Climate Central, a nonprofit that aims to be “scrupulously non-advocacy and non-partisan,” provides localized data and graphics to help newspapers, online news sites, meteorologists, and TV and radio programs explain the science behind our increasingly weird weather, from warming winters to longer allergy seasons. The organization has had success working with right-leaning media, like Fox affiliates, because of its apolitical approach, according to Peter Girard, Climate Central’s vice president for external communications.
“Audiences, regardless of what their political stripes are, want to know what the science is telling them about the weather and climatological experiences that they’re having in their backyards,” Girard said.
Yet even as fires, floods, and heat waves become noticeably worse, Democrats and Republicans are further apart on the science of human-caused global warming than almost any other issue. Some observers have noted that the resistance to accepting climate science might not be about the science at all, but what attempts to fix the problem might entail. An experiment in 2014 found that Republicans who read a speech about the United States using environmentally friendly technologies to fuel the economy, versus a speech about enacting stringent environmental regulations and pollution taxes, were twice as likely as other Republicans to agree with mainstream climate science. In other words, it might be easier to just ignore a problem if you don’t like the proposed solution.
This concept of “solution aversion” might help explain how the culture war over climate solutions started. In the early 1990s, with the public freshly alerted by scientists that global warming had already begun, momentum began building for global action, with countries considering mandatory requirements to reduce greenhouse gas emissions.
Corporations that had a stake in continuing to burn fossil fuels—oil companies, utilities, automakers, railroads, and steelmakers—saw this as an impending disaster and organized a counter-offensive. Conservatives began casting doubt on climate science and arguing that shifting away from fossil fuels threatened the economy and the American way of life. A gulf grew between Republicans and Democrats on a subject they used to mostly agree on, with congressional Republicans increasingly voting against environmental measures.
Climate change “became the stand-in for everything that’s wrong with the government,” said Aaron McCright, a sociologist at Michigan State University, in an interview with CNN last year. “‘You can’t tell me what I can and can’t do on my land. Federal government—stay away from me.’” Between 1992 and 2012, the gap in support for environmental action between Democrats and Republicans widened from 5% to 39%, according to Pew polling.
The fault lines have deepened in recent years. When progressives pushed for a Green New Deal in 2019, Republicans falsely claimed, “They want to take away your hamburgers.” It became a refrain, with the right warning that Democrats were coming for your cars and your gas stoves. “This is all part of an agenda to control you, and to control your behavior,” said Florida Governor Ron DeSantis in a speech last year, delivered in front of an oil rig in West Texas. “They are trying to limit your choices as Americans.”
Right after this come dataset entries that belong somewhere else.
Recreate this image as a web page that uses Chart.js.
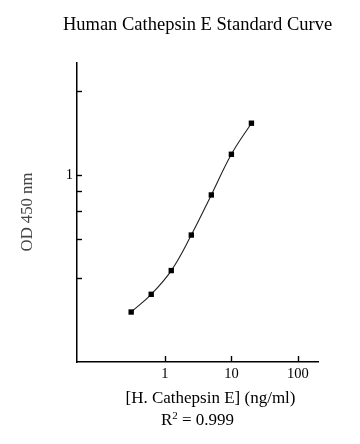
<!DOCTYPE html>
<html>
<head>
<meta charset="utf-8">
<script src="https://cdn.jsdelivr.net/npm/chart.js@4/dist/chart.umd.min.js"></script>
<style>
html,body{margin:0;padding:0;background:#fff;}
#wrap{width:360px;height:444px;position:relative;}
</style>
</head>
<body>
<div id="wrap"><canvas id="c" width="360" height="444"></canvas></div>
<script>
// ---- data ----
const concentrations = [0.3125, 0.625, 1.25, 2.5, 5, 10, 20];   // ng/ml
const odValues = [0.325, 0.376, 0.457, 0.612, 0.851, 1.189, 1.535]; // OD 450 nm
const xTickValues = [1, 10, 100];
const yTickValues = [2, 1, 0.877, 0.744, 0.594, 0.43];
const yLabelledTicks = [1];
const titleText = 'Human Cathepsin E Standard Curve';
const xTitleText = '[H. Cathepsin E] (ng/ml)';
const yTitleText = 'OD 450 nm';
const r2Text = '0.999';

const SERIF = "'Liberation Serif', 'Times New Roman', serif";

const points = concentrations.map((x, i) => ({x: x, y: odValues[i]}));

const inwardTicks = {
  id: 'inwardTicks',
  afterDatasetsDraw(chart) {
    const ctx = chart.ctx;
    const xs = chart.scales.x, ys = chart.scales.y;
    const area = chart.chartArea;
    ctx.save();
    ctx.strokeStyle = '#000';
    ctx.lineWidth = 1.4;
    xTickValues.forEach(v => {
      const px = Math.round(xs.getPixelForValue(v)) + 0.5;
      ctx.beginPath();
      ctx.moveTo(px, area.bottom);
      ctx.lineTo(px, area.bottom - 6);
      ctx.stroke();
    });
    yTickValues.forEach(v => {
      const py = Math.round(ys.getPixelForValue(v)) + 0.5;
      ctx.beginPath();
      ctx.moveTo(area.left, py);
      ctx.lineTo(area.left + 5, py);
      ctx.stroke();
    });
    ctx.restore();
  }
};

const texts = {
  id: 'texts',
  afterDraw(chart) {
    const ctx = chart.ctx;
    const area = chart.chartArea;
    const cx = (area.left + area.right) / 2;
    ctx.save();
    ctx.fillStyle = '#000';
    ctx.textBaseline = 'alphabetic';
    // title
    ctx.font = '18.5px ' + SERIF;
    ctx.textAlign = 'center';
    ctx.fillText(titleText, cx, 30);
    // x title
    ctx.font = '17px ' + SERIF;
    ctx.fillText(xTitleText, cx + 13, 403);
    // R^2 line
    const partR = 'R', partSup = '2', partRest = ' = ' + r2Text;
    ctx.font = '17px ' + SERIF;
    const wR = ctx.measureText(partR).width;
    const wRest = ctx.measureText(partRest).width;
    ctx.font = '11px ' + SERIF;
    const wSup = ctx.measureText(partSup).width;
    const total = wR + wSup + wRest;
    let x0 = cx - total / 2;
    ctx.textAlign = 'left';
    ctx.font = '17px ' + SERIF;
    ctx.fillText(partR, x0, 425);
    ctx.font = '11px ' + SERIF;
    ctx.fillText(partSup, x0 + wR, 419);
    ctx.font = '17px ' + SERIF;
    ctx.fillText(partRest, x0 + wR + wSup, 425);
    // y title
    ctx.save();
    ctx.translate(32, 212);
    ctx.rotate(-Math.PI / 2);
    ctx.textAlign = 'center';
    ctx.fillStyle = '#444';
    ctx.font = '16.7px ' + SERIF;
    ctx.fillText(yTitleText, 0, 0);
    ctx.restore();
    ctx.restore();
  }
};

new Chart(document.getElementById('c'), {
  type: 'line',
  data: {
    datasets: [{
      data: points,
      borderColor: '#222',
      borderWidth: 1.1,
      backgroundColor: '#000',
      pointStyle: 'rect',
      pointRadius: 3.8,
      pointBorderWidth: 0,
      pointBackgroundColor: '#000',
      tension: 0.4,
      fill: false
    }]
  },
  options: {
    responsive: false,
    animation: false,
    devicePixelRatio: 1,
    layout: {padding: {top: 63, right: 42, bottom: 0, left: 0}},
    plugins: {legend: {display: false}, title: {display: false}, tooltip: {enabled: false}},
    scales: {
      x: {
        type: 'logarithmic',
        min: 0.048,
        max: 200,
        afterBuildTicks(scale) { scale.ticks = xTickValues.map(v => ({value: v})); },
        afterFit(scale) { scale.height = 82; },
        grid: {drawOnChartArea: false, drawTicks: false},
        border: {display: true, color: '#000', width: 1.5},
        ticks: {
          autoSkip: false,
          maxRotation: 0,
          padding: 3,
          color: '#000',
          font: {family: SERIF, size: 14.5},
          callback: (v) => String(v)
        }
      },
      y: {
        type: 'logarithmic',
        min: 0.2155,
        max: 2.518,
        afterBuildTicks(scale) { scale.ticks = yTickValues.map(v => ({value: v})); },
        afterFit(scale) { scale.width = 77; },
        grid: {drawOnChartArea: false, drawTicks: false},
        border: {display: true, color: '#000', width: 1.5},
        ticks: {
          autoSkip: false,
          padding: 4,
          color: '#000',
          font: {family: SERIF, size: 14.5},
          callback: (v) => yLabelledTicks.includes(v) ? String(v) : ''
        }
      }
    }
  },
  plugins: [inwardTicks, texts]
});
</script>
</body>
</html>
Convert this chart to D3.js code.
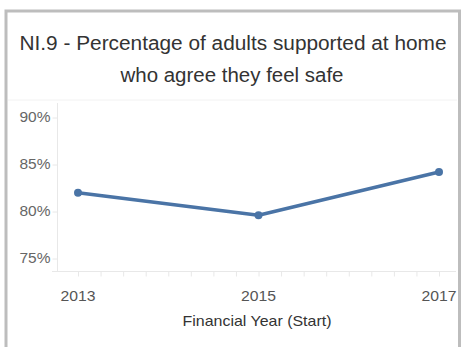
<!DOCTYPE html>
<html>
<head>
<meta charset="utf-8">
<script src="https://cdn.jsdelivr.net/npm/d3@7"></script>
<style>
  body { margin: 0; background: #fff; }
  svg { display: block; font-family: "Liberation Sans Narrow", "Liberation Sans", "DejaVu Sans Condensed", sans-serif; }
</style>
</head>
<body>
<div id="chart"></div>
<script>
  // chart data
  var years = [2013, 2015, 2017];
  var values = [82, 79.6, 84.2];
  var yTicks = [75, 80, 85, 90];
  var titleLines = ['NI.9 - Percentage of adults supported at home', 'who agree they feel safe'];
  var xTitle = 'Financial Year (Start)';

  var width = 461, height = 347;
  var svg = d3.select('#chart').append('svg')
    .attr('width', width)
    .attr('height', height);

  // outer frame
  svg.append('path')
    .attr('d', 'M6,' + height + 'V11H459.5V' + height)
    .attr('fill', 'none')
    .attr('stroke', '#bdbdbd')
    .attr('stroke-width', 3);

  // title
  svg.append('text')
    .attr('x', 233).attr('y', 50)
    .attr('text-anchor', 'middle')
    .attr('textLength', 427).attr('lengthAdjust', 'spacingAndGlyphs')
    .style('font-size', '20px').style('fill', '#333')
    .text(titleLines[0]);
  svg.append('text')
    .attr('x', 232).attr('y', 82)
    .attr('text-anchor', 'middle')
    .attr('textLength', 223).attr('lengthAdjust', 'spacingAndGlyphs')
    .style('font-size', '20px').style('fill', '#333')
    .text(titleLines[1]);

  // separator under title
  svg.append('line')
    .attr('x1', 8).attr('x2', 457).attr('y1', 100).attr('y2', 100)
    .attr('stroke', '#f2f2f2');

  var x = d3.scaleLinear().domain([2013, 2017]).range([78, 439]);
  var y = d3.scaleLinear().domain([75, 90]).range([258.5, 117.5]);

  // y axis
  svg.append('line')
    .attr('x1', 57.5).attr('x2', 57.5).attr('y1', 103).attr('y2', 272)
    .attr('stroke', '#e8e8e8');
  var yAxis = svg.append('g')
    .attr('transform', 'translate(57.5,0)')
    .call(d3.axisLeft(y).tickValues(yTicks).tickSize(5).tickPadding(2)
      .tickFormat(function (d) { return d + '%'; }));
  yAxis.select('.domain').remove();
  yAxis.selectAll('.tick line').attr('stroke', '#e8e8e8');
  yAxis.selectAll('.tick text')
    .attr('textLength', 31).attr('lengthAdjust', 'spacingAndGlyphs')
    .style('font-size', '14px').style('fill', '#666').style('font-family', null);

  // x axis with quarter ticks
  svg.append('line')
    .attr('x1', 52).attr('x2', 456).attr('y1', 271.5).attr('y2', 271.5)
    .attr('stroke', '#e8e8e8');
  var minor = d3.range(0, 17).map(function (i) { return 2013 + i * 0.25; });
  var xMinor = svg.append('g')
    .attr('transform', 'translate(0,271.5)')
    .call(d3.axisBottom(x).tickValues(minor).tickSize(5).tickFormat(''));
  xMinor.select('.domain').remove();
  xMinor.selectAll('.tick line').attr('stroke', '#e8e8e8');

  svg.selectAll('.year-label')
    .data(years)
    .enter()
    .append('text')
    .attr('class', 'year-label')
    .attr('x', function (d) { return x(d); })
    .attr('y', 301)
    .attr('text-anchor', 'middle')
    .attr('textLength', 35).attr('lengthAdjust', 'spacingAndGlyphs')
    .style('font-size', '15px').style('fill', '#555')
    .text(function (d) { return d; });

  svg.append('text')
    .attr('x', 257).attr('y', 326)
    .attr('text-anchor', 'middle')
    .attr('textLength', 149).attr('lengthAdjust', 'spacingAndGlyphs')
    .style('font-size', '15px').style('fill', '#333')
    .text(xTitle);

  // line
  var pts = years.map(function (d, i) { return [d, values[i]]; });
  var line = d3.line()
    .x(function (d) { return x(d[0]); })
    .y(function (d) { return y(d[1]); });

  svg.append('path')
    .datum(pts)
    .attr('d', line)
    .attr('fill', 'none')
    .attr('stroke', '#4a74a6')
    .attr('stroke-width', 3.5)
    .attr('stroke-linejoin', 'round');

  svg.selectAll('.dot')
    .data(pts)
    .enter()
    .append('circle')
    .attr('class', 'dot')
    .attr('cx', function (d) { return x(d[0]); })
    .attr('cy', function (d) { return y(d[1]); })
    .attr('r', 4)
    .attr('fill', '#4a74a6');
</script>
</body>
</html>
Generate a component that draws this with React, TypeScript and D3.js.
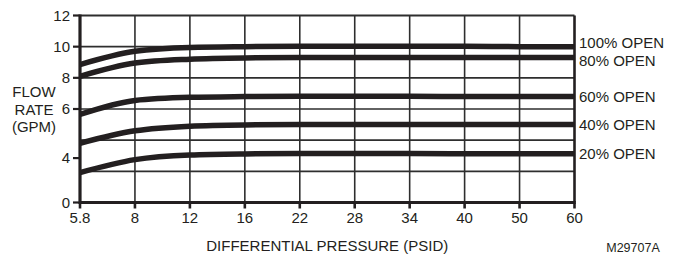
import * as d3 from "d3";
import { useEffect, useRef } from "react";

// Categories on the x axis (evenly spaced in the source chart)
const pressures = ["5.8", "8", "12", "16", "22", "28", "34", "40", "50", "60"];

// Flow rate (GPM) per valve opening
const open100 = [8.85, 9.7, 9.95, 10.0, 10.02, 10.02, 10.02, 10.02, 10.0, 10.0];
const open80 = [8.1, 8.95, 9.2, 9.28, 9.3, 9.3, 9.3, 9.3, 9.3, 9.3];
const open60 = [5.65, 6.55, 6.75, 6.8, 6.82, 6.82, 6.82, 6.8, 6.8, 6.8];
const open40 = [3.8, 4.6, 4.9, 4.98, 5.0, 5.0, 5.0, 5.0, 5.0, 5.0];
const open20 = [1.92, 2.75, 3.05, 3.12, 3.14, 3.14, 3.14, 3.13, 3.13, 3.13];

const seriesNames = ["100% OPEN", "80% OPEN", "60% OPEN", "40% OPEN", "20% OPEN"];

// Gridlines and (oddly placed) y tick labels as printed
const gridValues = [0, 2, 4, 6, 8, 10, 12];
const yTickLabels = ["12", "10", "8", "6", "4", "0"];
const yTickValues = [12, 10, 8, 6, 2.85, 0];

const yTitle = ["FLOW", "RATE", "(GPM)"];
const xTitle = "DIFFERENTIAL PRESSURE (PSID)";
const figureCode = "M29707A";

export default function App() {
  const svgRef = useRef<SVGSVGElement | null>(null);
  const width = 676;
  const height = 256;

  useEffect(() => {
    const svg = d3.select(svgRef.current);
    svg.selectAll("*").remove();

    const ink = "#231f20";
    const grid = "#2e2e2e";
    const font = "Liberation Sans, Arial, sans-serif";

    const margin = { top: 15.5, right: 101.5, bottom: 53.5, left: 80 };
    const x0 = margin.left;
    const x1 = width - margin.right;
    const y0 = height - margin.bottom;
    const y1 = margin.top;

    const xScale = d3.scalePoint<string>().domain(pressures).range([x0, x1]);
    const yScale = d3.scaleLinear().domain([0, 12]).range([y0, y1]);

    // Horizontal gridlines
    svg
      .append("g")
      .selectAll("line")
      .data(gridValues.filter((v) => v !== 0 && v !== 12))
      .enter()
      .append("line")
      .attr("x1", x0)
      .attr("x2", x1)
      .attr("y1", (d) => yScale(d))
      .attr("y2", (d) => yScale(d))
      .attr("stroke", grid)
      .attr("stroke-width", 1.6);

    // Vertical gridlines
    svg
      .append("g")
      .selectAll("line")
      .data(pressures.slice(1, -1))
      .enter()
      .append("line")
      .attr("x1", (d) => xScale(d)!)
      .attr("x2", (d) => xScale(d)!)
      .attr("y1", y1)
      .attr("y2", y0)
      .attr("stroke", grid)
      .attr("stroke-width", 1.6);

    // Curves
    const allSeries = [open100, open80, open60, open40, open20];
    const line = d3
      .line<number>()
      .x((d, i) => xScale(pressures[i])!)
      .y((d) => yScale(d))
      .curve(d3.curveMonotoneX);

    svg
      .append("g")
      .selectAll("path")
      .data(allSeries)
      .enter()
      .append("path")
      .attr("d", (d) => line(d))
      .attr("fill", "none")
      .attr("stroke", ink)
      .attr("stroke-width", 5.5);

    // Frame
    svg
      .append("line")
      .attr("x1", x0)
      .attr("x2", x1)
      .attr("y1", y1)
      .attr("y2", y1)
      .attr("stroke", grid)
      .attr("stroke-width", 2);
    svg
      .append("line")
      .attr("x1", x1)
      .attr("x2", x1)
      .attr("y1", y1)
      .attr("y2", y0)
      .attr("stroke", ink)
      .attr("stroke-width", 2.6);
    svg
      .append("line")
      .attr("x1", x0)
      .attr("x2", x1 + 1.3)
      .attr("y1", y0)
      .attr("y2", y0)
      .attr("stroke", ink)
      .attr("stroke-width", 3);
    svg
      .append("line")
      .attr("x1", x0)
      .attr("x2", x0)
      .attr("y1", y1 - 1)
      .attr("y2", y0 + 1.5)
      .attr("stroke", ink)
      .attr("stroke-width", 3.2);

    // Y ticks and labels
    const yTicks = svg.append("g");
    yTickValues.forEach((v, i) => {
      yTicks
        .append("line")
        .attr("x1", x0 - 7)
        .attr("x2", x0)
        .attr("y1", yScale(v))
        .attr("y2", yScale(v))
        .attr("stroke", ink)
        .attr("stroke-width", 2.2);
      yTicks
        .append("text")
        .attr("x", x0 - 10)
        .attr("y", yScale(v))
        .attr("dy", "0.35em")
        .attr("text-anchor", "end")
        .attr("font-family", font)
        .attr("font-size", 15)
        .attr("fill", ink)
        .text(yTickLabels[i]);
    });

    // X ticks and labels
    const xTicks = svg.append("g");
    pressures.forEach((p) => {
      xTicks
        .append("line")
        .attr("x1", xScale(p)!)
        .attr("x2", xScale(p)!)
        .attr("y1", y0)
        .attr("y2", y0 + 6)
        .attr("stroke", ink)
        .attr("stroke-width", 2.6);
      xTicks
        .append("text")
        .attr("x", xScale(p)!)
        .attr("y", y0 + 15)
        .attr("dy", "0.35em")
        .attr("text-anchor", "middle")
        .attr("font-family", font)
        .attr("font-size", 15)
        .attr("fill", ink)
        .text(p);
    });

    // Series labels at the right end, spread apart when too close
    const ends = allSeries.map((s) => yScale(s[s.length - 1]));
    const labelY = ends.slice();
    const minGap = 18;
    for (let i = 1; i < labelY.length; i++) {
      if (labelY[i] - labelY[i - 1] < minGap) {
        const mid = (ends[i] + ends[i - 1]) / 2;
        labelY[i - 1] = mid - minGap / 2;
        labelY[i] = mid + minGap / 2;
      }
    }
    svg
      .append("g")
      .selectAll("text")
      .data(seriesNames)
      .enter()
      .append("text")
      .attr("x", x1 + 4.5)
      .attr("y", (d, i) => labelY[i])
      .attr("dy", "0.35em")
      .attr("font-family", font)
      .attr("font-size", 15)
      .attr("fill", ink)
      .text((d) => d);

    // Axis titles
    svg
      .append("text")
      .attr("x", (x0 + x1) / 2)
      .attr("y", 246)
      .attr("dy", "0.35em")
      .attr("text-anchor", "middle")
      .attr("font-family", font)
      .attr("font-size", 15)
      .attr("fill", ink)
      .text(xTitle);

    svg
      .append("g")
      .selectAll("text")
      .data(yTitle)
      .enter()
      .append("text")
      .attr("x", 34)
      .attr("y", (d, i) => 92 + i * 17.5)
      .attr("dy", "0.35em")
      .attr("text-anchor", "middle")
      .attr("font-family", font)
      .attr("font-size", 15)
      .attr("fill", ink)
      .text((d) => d);

    svg
      .append("text")
      .attr("x", 633)
      .attr("y", 248)
      .attr("dy", "0.35em")
      .attr("text-anchor", "middle")
      .attr("font-family", font)
      .attr("font-size", 12.5)
      .attr("fill", ink)
      .text(figureCode);
  }, []);

  return (
    <svg
      ref={svgRef}
      width={width}
      height={height}
      style={{ position: "absolute", left: 0, top: 0, background: "#fff" }}
    ></svg>
  );
}
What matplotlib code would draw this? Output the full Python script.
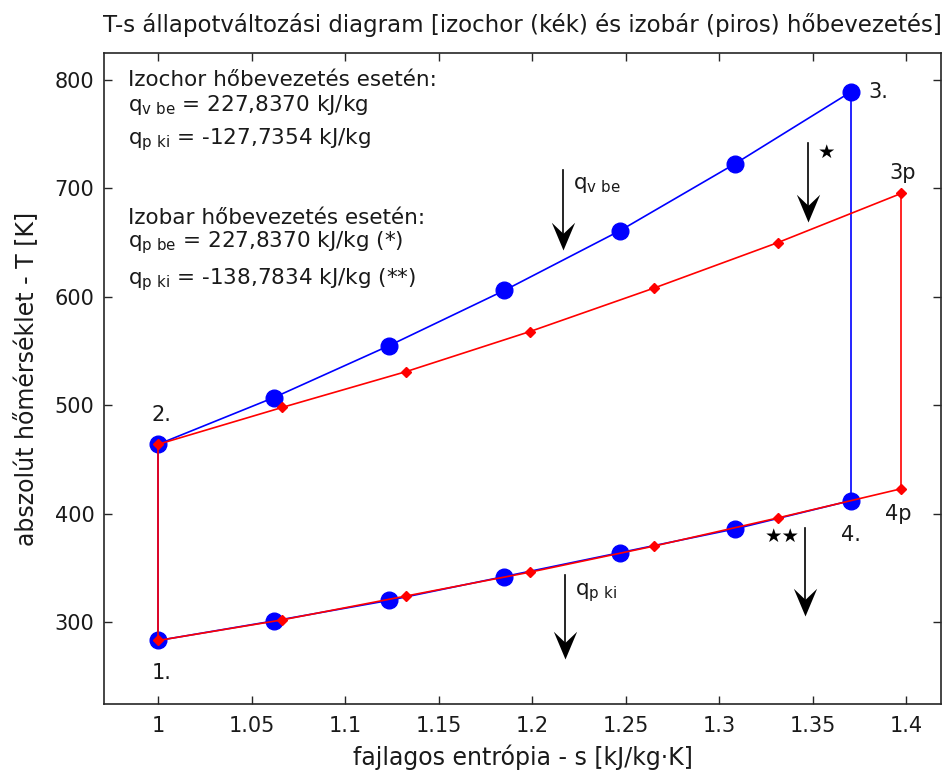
import matplotlib
matplotlib.use('Agg')
import matplotlib.pyplot as plt
from matplotlib.ticker import FuncFormatter
from matplotlib.path import Path

# --------------------------------------------------------------------------------------
# Data

# izochor (blue) process points
s_v      = [1.0, 1.0617, 1.1235, 1.1852, 1.2469, 1.3087, 1.3704]
T_v_be   = [464, 507, 555, 606, 661, 723, 789]
T_v_ki   = [283, 301, 320, 342, 364, 386, 412]

# izobar (red) process points
s_p      = [1.0, 1.0663, 1.1325, 1.1988, 1.2650, 1.3313, 1.3975]
T_p_be   = [464, 498, 531, 568, 608, 650, 695.5]
T_p_ki   = [283, 302, 324, 346, 370, 396, 423]

x_ticks  = [1.0, 1.05, 1.1, 1.15, 1.2, 1.25, 1.3, 1.35, 1.4]
y_ticks  = [300, 400, 500, 600, 700, 800]

# --------------------------------------------------------------------------------------
# Style

plt.rcParams['font.family']      = ['DejaVu Sans']
plt.rcParams['mathtext.fontset'] = 'dejavusans'

txtcol   = '#1a1a1a'
fs_tick  = 15
fs_txt   = 15.5
fs_title = 16.5
fs_lab   = 17

# notched arrow head, tip at the origin
head = Path([(0, 0), (0.42, 1.0), (0, 0.6), (-0.42, 1.0), (0, 0)],
            [Path.MOVETO, Path.LINETO, Path.LINETO, Path.LINETO, Path.CLOSEPOLY])

def down_arrow(ax, x, y_top, y_tip):
    ax.plot([x, x], [y_top, y_tip + 10], color='black', lw=1.2)
    ax.plot([x], [y_tip], marker=head, ms=40, color='black', mew=0)

fig = plt.figure(figsize=(9.44, 7.76), dpi=100)
ax  = fig.add_axes([0.1102, 0.0928, 0.8866, 0.8389])

# --------------------------------------------------------------------------------------
# Lines

# blue: izochor
ax.plot([s_v[0], s_v[0]], [T_v_ki[0], T_v_be[0]], color='blue', lw=1.2)
ax.plot(s_v, T_v_be, color='blue', lw=1.2, marker='o', ms=12)
ax.plot([s_v[-1], s_v[-1]], [T_v_be[-1], T_v_ki[-1]], color='blue', lw=1.2)
ax.plot(s_v, T_v_ki, color='blue', lw=1.2, marker='o', ms=12)

# red: izobar
ax.plot([s_p[0], s_p[0]], [T_p_ki[0], T_p_be[0]], color='red', lw=1.2)
ax.plot(s_p, T_p_be, color='red', lw=1.2, marker='D', ms=5)
ax.plot([s_p[-1], s_p[-1]], [T_p_be[-1], T_p_ki[-1]], color='red', lw=1.2)
ax.plot(s_p, T_p_ki, color='red', lw=1.2, marker='D', ms=5)

# --------------------------------------------------------------------------------------
# Point labels

ax.text(0.9965, 491, '2.', fontsize=fs_tick, color=txtcol, va='center')
ax.text(0.9965, 253, '1.', fontsize=fs_tick, color=txtcol, va='center')
ax.text(1.3797, 789, '3.', fontsize=fs_tick, color=txtcol, va='center')
ax.text(1.3909, 714, '3p', fontsize=fs_tick, color=txtcol, va='center')
ax.text(1.3886, 400, '4p', fontsize=fs_tick, color=txtcol, va='center')
ax.text(1.3651, 380, '4.', fontsize=fs_tick, color=txtcol, va='center')

# --------------------------------------------------------------------------------------
# Info text

ax.text(0.9838, 800, 'Izochor hőbevezetés esetén:', fontsize=fs_txt, color=txtcol, va='center')
ax.text(0.9838, 777, r'q$_{\mathrm{v\ be}}$ = 227,8370 kJ/kg', fontsize=fs_txt, color=txtcol, va='center')
ax.text(0.9838, 745, r'q$_{\mathrm{p\ ki}}$ = -127,7354 kJ/kg', fontsize=fs_txt, color=txtcol, va='center')
ax.text(0.9838, 673, 'Izobar hőbevezetés esetén:', fontsize=fs_txt, color=txtcol, va='center')
ax.text(0.9838, 650, r'q$_{\mathrm{p\ be}}$ = 227,8370 kJ/kg (*)', fontsize=fs_txt, color=txtcol, va='center')
ax.text(0.9838, 616, r'q$_{\mathrm{p\ ki}}$ = -138,7834 kJ/kg (**)', fontsize=fs_txt, color=txtcol, va='center')

# --------------------------------------------------------------------------------------
# Arrows

down_arrow(ax, 1.2163, 717, 643)
ax.text(1.2216, 703, r'q$_{\mathrm{v\ be}}$', fontsize=fs_txt, color=txtcol, va='center')

down_arrow(ax, 1.3473, 742, 669)
ax.text(1.3575, 733, '★', fontsize=14, color='black', va='center', ha='center')

down_arrow(ax, 1.2175, 343, 266)
ax.text(1.2228, 327, r'q$_{\mathrm{p\ ki}}$', fontsize=fs_txt, color=txtcol, va='center')

down_arrow(ax, 1.3462, 387, 306)
ax.text(1.3339, 379, '★★', fontsize=14, color='black', va='center', ha='center')

# --------------------------------------------------------------------------------------
# Axes

ax.set_xlim(0.971, 1.4187)
ax.set_ylim(224.4, 825)

ax.set_xticks(x_ticks)
ax.set_yticks(y_ticks)
ax.xaxis.set_major_formatter(FuncFormatter(lambda v, pos: '%g' % v))

ax.tick_params(direction='in', top=True, right=True, length=6, width=1,
               labelsize=fs_tick, labelcolor=txtcol, colors='#262626')
ax.tick_params(axis='x', pad=9)
ax.tick_params(axis='y', pad=7)

for sp in ax.spines.values():
    sp.set_color('#262626')
    sp.set_linewidth(1.2)

ax.set_xlabel('fajlagos entrópia - s [kJ/kg·K]', fontsize=fs_lab, color=txtcol, labelpad=6)
ax.set_ylabel('abszolút hőmérséklet - T [K]', fontsize=fs_lab, color=txtcol, labelpad=12)
ax.set_title('T-s állapotváltozási diagram [izochor (kék) és izobár (piros) hőbevezetés]',
             fontsize=fs_title, color=txtcol, pad=15)

# --------------------------------------------------------------------------------------
# Save chart

plt.savefig('out.png', dpi=100)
There have been efforts to position climate action in a way that appeals to conservative values, tying it to patriotism, innovation, or competition with China. But Kenneth Barish, a psychologist and the author of the upcoming book Bridging Our Political Divide: How Liberals and Conservatives Can Understand Each Other and Find Common Ground, says that in practice, conservatives might reject this kind of framing outright, because they feel like they haven’t been listened to. His formula for depolarization starts with a one-on-one conversation between two people who disagree. The goal is to learn why your discussion partner feels the way they do, and then work together to find solutions that address both of your concerns.
This kind of dialogue creates opportunities for creative, pragmatic workarounds—perhaps ones that manage to reduce greenhouse gas emissions while limiting the government’s power over household decisions. Matthew Burgess, an environmental economist at the University of Wyoming, said it’s possible that simply making electric stoves more responsive to temperature adjustments, or making electric vehicles cheaper and charging stations more readily available, would dissolve some of the resistance to those technologies.
“When you make this shift from having an opinion to understanding the concern that underlies the opinion, it’s really a different kind of conversation,” Barish said.
The approach is reminiscent of “deep canvassing,” an outreach method developed by LGBTQ+ advocates that involves listening to people’s worries without judgment and helping them work through their conflicted feelings. Personal conversations like these have been shown to change people’s minds, with lasting effects.
In one experiment in British Columbia, volunteers hoping to convince local governments to shift to 100% renewable energy kept running into roadblocks in the rural town of Trail, home to one of the world’s largest lead and zinc smelting plants. They spoke to hundreds of residents, listening to their concerns about lost jobs and working to find common ground. In the end, 40% of residents shifted their beliefs, and Trail’s city council voted in 2022 to move to 100% renewable energy by 2050.
It’s evidence that breakthroughs can happen, but also suggests there’s a lot of work for climate advocates ahead. Knee-jerk reactions are fast and easy; engaging in meaningful dialogue is slow and difficult. Barish said that better conversations require acknowledging that complex problems like climate change need to be seen from different perspectives. “If we come at someone who is opposing certain interventions and try and convince her why we’re right and she’s wrong, then we’re probably not going to get anywhere.”